── PROVIDED MATERIAL ──
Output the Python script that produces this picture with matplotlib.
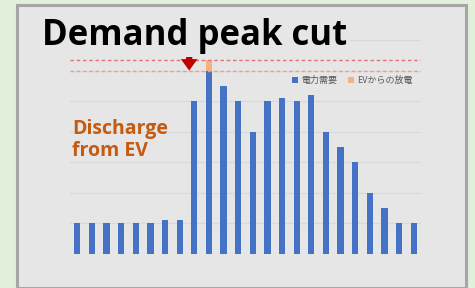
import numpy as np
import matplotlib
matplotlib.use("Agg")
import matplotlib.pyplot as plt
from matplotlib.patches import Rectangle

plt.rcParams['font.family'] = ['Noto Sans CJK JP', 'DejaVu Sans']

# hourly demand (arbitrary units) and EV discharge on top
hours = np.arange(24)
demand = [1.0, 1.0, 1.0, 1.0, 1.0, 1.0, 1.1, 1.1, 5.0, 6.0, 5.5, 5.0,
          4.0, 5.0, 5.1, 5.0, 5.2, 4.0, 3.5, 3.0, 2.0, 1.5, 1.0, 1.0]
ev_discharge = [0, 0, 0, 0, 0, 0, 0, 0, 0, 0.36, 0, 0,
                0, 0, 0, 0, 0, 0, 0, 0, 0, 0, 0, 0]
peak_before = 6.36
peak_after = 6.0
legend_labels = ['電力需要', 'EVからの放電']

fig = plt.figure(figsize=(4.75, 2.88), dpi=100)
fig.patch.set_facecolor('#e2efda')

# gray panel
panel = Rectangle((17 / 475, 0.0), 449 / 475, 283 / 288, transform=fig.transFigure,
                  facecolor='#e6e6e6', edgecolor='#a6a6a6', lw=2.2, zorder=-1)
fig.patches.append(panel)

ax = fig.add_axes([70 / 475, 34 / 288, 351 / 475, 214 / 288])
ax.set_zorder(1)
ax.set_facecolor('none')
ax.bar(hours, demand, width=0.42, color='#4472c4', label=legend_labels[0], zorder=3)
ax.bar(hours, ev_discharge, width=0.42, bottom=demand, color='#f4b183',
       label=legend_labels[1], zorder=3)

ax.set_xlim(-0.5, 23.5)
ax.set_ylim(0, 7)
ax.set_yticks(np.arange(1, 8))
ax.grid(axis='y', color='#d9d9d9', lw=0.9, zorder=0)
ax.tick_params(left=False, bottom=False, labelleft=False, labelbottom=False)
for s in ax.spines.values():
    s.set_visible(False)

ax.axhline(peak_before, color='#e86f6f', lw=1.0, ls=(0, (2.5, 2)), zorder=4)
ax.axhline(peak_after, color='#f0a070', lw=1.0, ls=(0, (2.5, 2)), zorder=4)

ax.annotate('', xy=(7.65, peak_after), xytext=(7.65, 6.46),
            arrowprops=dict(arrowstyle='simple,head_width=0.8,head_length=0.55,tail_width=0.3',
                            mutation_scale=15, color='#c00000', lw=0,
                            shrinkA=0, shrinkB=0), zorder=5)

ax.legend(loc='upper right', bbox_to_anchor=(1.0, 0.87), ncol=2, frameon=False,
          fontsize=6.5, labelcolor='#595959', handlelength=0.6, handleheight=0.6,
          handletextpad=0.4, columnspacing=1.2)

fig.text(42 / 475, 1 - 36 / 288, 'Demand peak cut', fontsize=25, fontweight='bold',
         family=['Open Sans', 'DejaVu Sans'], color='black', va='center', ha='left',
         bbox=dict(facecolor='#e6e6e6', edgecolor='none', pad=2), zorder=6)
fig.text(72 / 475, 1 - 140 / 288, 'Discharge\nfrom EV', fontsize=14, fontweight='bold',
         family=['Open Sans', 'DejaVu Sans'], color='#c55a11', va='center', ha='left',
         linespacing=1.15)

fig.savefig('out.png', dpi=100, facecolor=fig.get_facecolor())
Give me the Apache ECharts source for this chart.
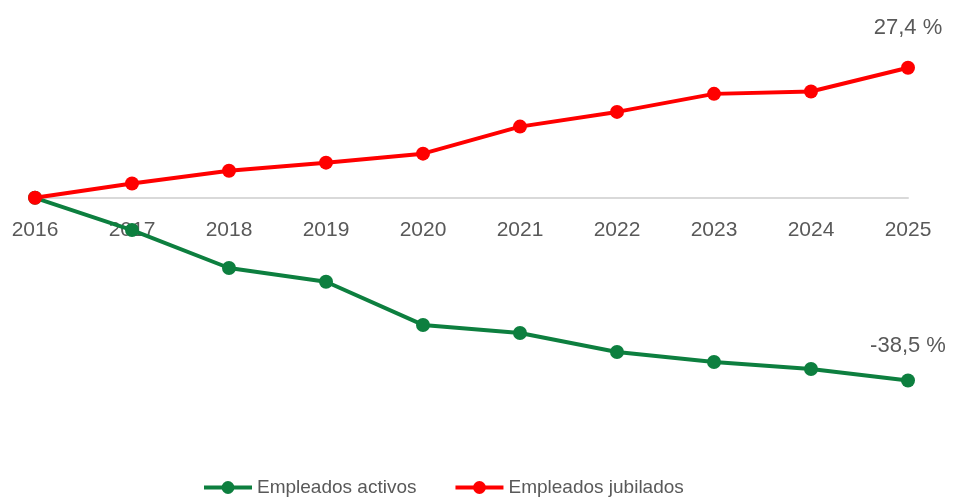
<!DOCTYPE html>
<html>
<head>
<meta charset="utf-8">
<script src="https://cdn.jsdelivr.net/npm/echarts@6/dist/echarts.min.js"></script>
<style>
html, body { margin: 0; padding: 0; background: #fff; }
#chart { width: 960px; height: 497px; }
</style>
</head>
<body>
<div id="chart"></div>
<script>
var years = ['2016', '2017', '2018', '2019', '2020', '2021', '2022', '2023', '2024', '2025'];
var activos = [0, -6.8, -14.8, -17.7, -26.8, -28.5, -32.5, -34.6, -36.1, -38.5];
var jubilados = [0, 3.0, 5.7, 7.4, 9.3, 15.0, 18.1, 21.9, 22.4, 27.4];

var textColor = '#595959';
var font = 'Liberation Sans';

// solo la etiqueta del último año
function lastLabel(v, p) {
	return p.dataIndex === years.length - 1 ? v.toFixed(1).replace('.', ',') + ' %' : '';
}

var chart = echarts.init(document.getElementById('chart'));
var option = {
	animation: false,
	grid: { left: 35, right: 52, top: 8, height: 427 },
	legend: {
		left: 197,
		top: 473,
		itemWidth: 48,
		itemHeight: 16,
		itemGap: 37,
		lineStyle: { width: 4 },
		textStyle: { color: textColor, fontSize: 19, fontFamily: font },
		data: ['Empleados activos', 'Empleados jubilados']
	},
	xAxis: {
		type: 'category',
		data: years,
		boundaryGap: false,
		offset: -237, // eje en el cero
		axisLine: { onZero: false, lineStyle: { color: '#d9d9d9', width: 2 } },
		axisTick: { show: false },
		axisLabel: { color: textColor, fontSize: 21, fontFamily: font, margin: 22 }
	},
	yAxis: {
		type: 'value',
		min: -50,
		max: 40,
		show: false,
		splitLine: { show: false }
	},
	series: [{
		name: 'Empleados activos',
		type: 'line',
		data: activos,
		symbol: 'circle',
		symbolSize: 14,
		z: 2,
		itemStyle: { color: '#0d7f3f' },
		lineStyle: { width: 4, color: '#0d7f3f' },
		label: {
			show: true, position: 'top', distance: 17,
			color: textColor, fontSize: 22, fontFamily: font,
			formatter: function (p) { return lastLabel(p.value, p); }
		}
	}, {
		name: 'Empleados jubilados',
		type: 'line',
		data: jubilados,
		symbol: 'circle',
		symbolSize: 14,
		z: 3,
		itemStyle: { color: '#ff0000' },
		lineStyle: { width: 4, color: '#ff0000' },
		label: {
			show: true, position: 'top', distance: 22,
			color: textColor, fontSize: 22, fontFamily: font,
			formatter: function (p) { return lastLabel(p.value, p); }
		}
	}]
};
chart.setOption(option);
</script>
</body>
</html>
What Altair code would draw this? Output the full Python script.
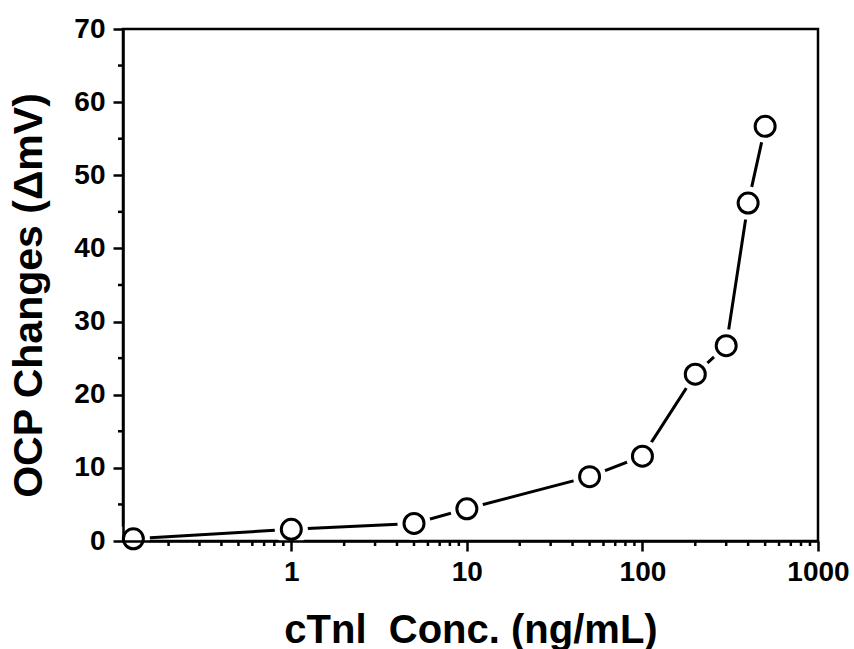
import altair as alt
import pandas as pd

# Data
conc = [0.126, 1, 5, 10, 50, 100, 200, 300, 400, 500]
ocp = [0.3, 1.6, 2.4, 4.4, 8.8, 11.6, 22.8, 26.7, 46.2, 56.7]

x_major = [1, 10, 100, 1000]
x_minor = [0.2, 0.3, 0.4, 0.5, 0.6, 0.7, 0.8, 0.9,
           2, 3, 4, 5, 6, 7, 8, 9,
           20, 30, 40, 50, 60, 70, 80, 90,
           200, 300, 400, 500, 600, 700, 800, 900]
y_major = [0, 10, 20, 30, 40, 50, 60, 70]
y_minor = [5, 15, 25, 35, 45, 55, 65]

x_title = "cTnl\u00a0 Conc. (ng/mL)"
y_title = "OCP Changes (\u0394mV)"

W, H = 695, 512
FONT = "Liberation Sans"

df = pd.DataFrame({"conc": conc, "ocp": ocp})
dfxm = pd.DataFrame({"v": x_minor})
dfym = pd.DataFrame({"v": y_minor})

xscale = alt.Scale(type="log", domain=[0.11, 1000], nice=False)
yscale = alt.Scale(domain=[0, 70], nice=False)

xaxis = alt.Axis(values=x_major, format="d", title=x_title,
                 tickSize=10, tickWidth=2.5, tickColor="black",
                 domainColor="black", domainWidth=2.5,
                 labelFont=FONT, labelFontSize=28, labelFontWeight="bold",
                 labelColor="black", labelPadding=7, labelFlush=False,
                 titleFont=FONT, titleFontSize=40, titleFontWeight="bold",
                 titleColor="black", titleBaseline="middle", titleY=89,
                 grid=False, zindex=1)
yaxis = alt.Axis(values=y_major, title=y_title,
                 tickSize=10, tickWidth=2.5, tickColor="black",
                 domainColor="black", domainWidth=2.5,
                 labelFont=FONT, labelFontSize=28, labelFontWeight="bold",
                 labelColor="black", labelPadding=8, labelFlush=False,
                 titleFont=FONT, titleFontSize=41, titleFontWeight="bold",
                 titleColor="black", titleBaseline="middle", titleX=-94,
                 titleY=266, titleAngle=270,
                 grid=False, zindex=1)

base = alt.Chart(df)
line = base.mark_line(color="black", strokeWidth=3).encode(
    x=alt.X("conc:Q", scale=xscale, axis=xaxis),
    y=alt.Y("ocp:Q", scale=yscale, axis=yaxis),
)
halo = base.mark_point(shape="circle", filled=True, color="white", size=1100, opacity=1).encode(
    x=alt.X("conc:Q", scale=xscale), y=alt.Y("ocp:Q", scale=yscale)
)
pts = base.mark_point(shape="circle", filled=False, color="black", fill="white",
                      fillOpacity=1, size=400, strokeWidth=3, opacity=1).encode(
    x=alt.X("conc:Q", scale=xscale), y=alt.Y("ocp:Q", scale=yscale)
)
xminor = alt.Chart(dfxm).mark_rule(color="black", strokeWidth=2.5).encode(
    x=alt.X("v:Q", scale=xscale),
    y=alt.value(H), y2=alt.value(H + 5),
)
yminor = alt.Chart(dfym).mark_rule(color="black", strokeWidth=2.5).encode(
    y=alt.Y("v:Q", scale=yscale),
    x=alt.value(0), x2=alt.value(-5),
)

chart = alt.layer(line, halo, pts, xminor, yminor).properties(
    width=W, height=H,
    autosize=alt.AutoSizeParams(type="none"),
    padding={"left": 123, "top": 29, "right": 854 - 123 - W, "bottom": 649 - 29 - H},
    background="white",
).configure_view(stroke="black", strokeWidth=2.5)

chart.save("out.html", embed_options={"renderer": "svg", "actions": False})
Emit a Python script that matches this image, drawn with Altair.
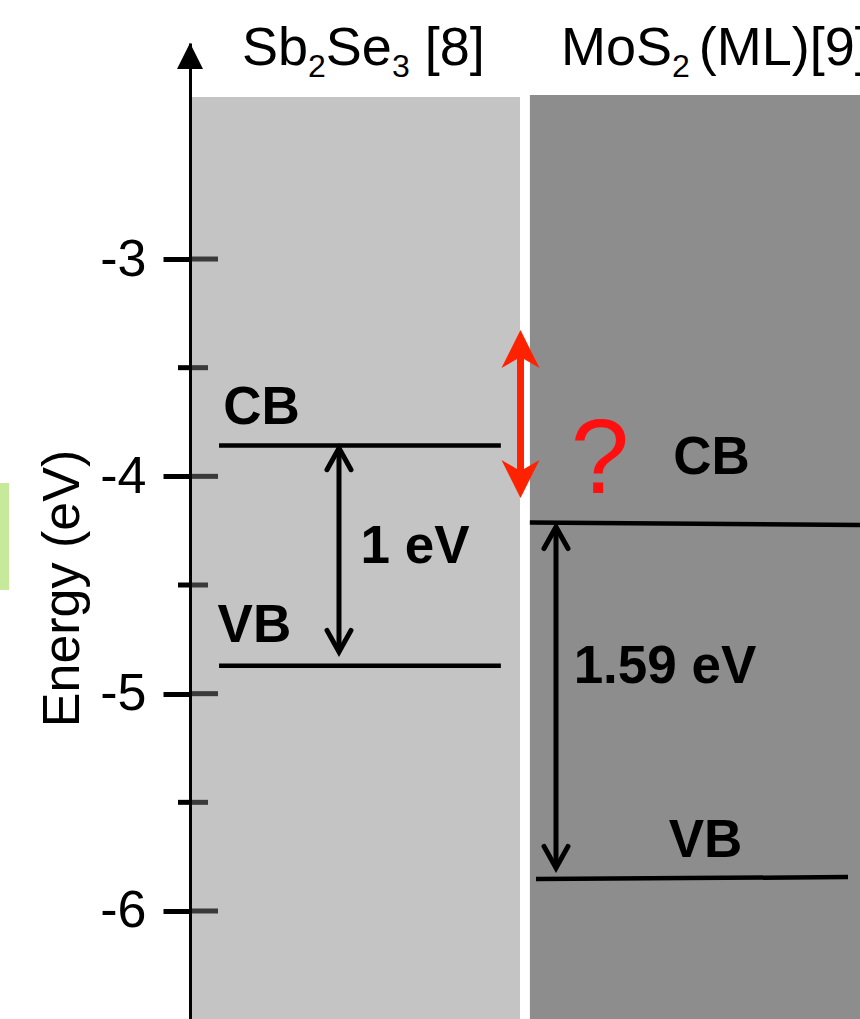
───
* [TASK PROMPT] Repeat word for word the lines above, from the first entry through the line containing "fig.patches.append(panel)", with both ends kept and the pictures dropped.

* [RESULT OF THIS TASK]
Output the Python script that produces this picture with matplotlib.
import numpy as np
import matplotlib
matplotlib.use("Agg")
import matplotlib.pyplot as plt
from matplotlib.patches import Rectangle

plt.rcParams['font.family'] = ['Noto Sans CJK JP', 'DejaVu Sans']

# hourly demand (arbitrary units) and EV discharge on top
hours = np.arange(24)
demand = [1.0, 1.0, 1.0, 1.0, 1.0, 1.0, 1.1, 1.1, 5.0, 6.0, 5.5, 5.0,
          4.0, 5.0, 5.1, 5.0, 5.2, 4.0, 3.5, 3.0, 2.0, 1.5, 1.0, 1.0]
ev_discharge = [0, 0, 0, 0, 0, 0, 0, 0, 0, 0.36, 0, 0,
                0, 0, 0, 0, 0, 0, 0, 0, 0, 0, 0, 0]
peak_before = 6.36
peak_after = 6.0
legend_labels = ['電力需要', 'EVからの放電']

fig = plt.figure(figsize=(4.75, 2.88), dpi=100)
fig.patch.set_facecolor('#e2efda')

# gray panel
panel = Rectangle((17 / 475, 0.0), 449 / 475, 283 / 288, transform=fig.transFigure,
                  facecolor='#e6e6e6', edgecolor='#a6a6a6', lw=2.2, zorder=-1)
fig.patches.append(panel)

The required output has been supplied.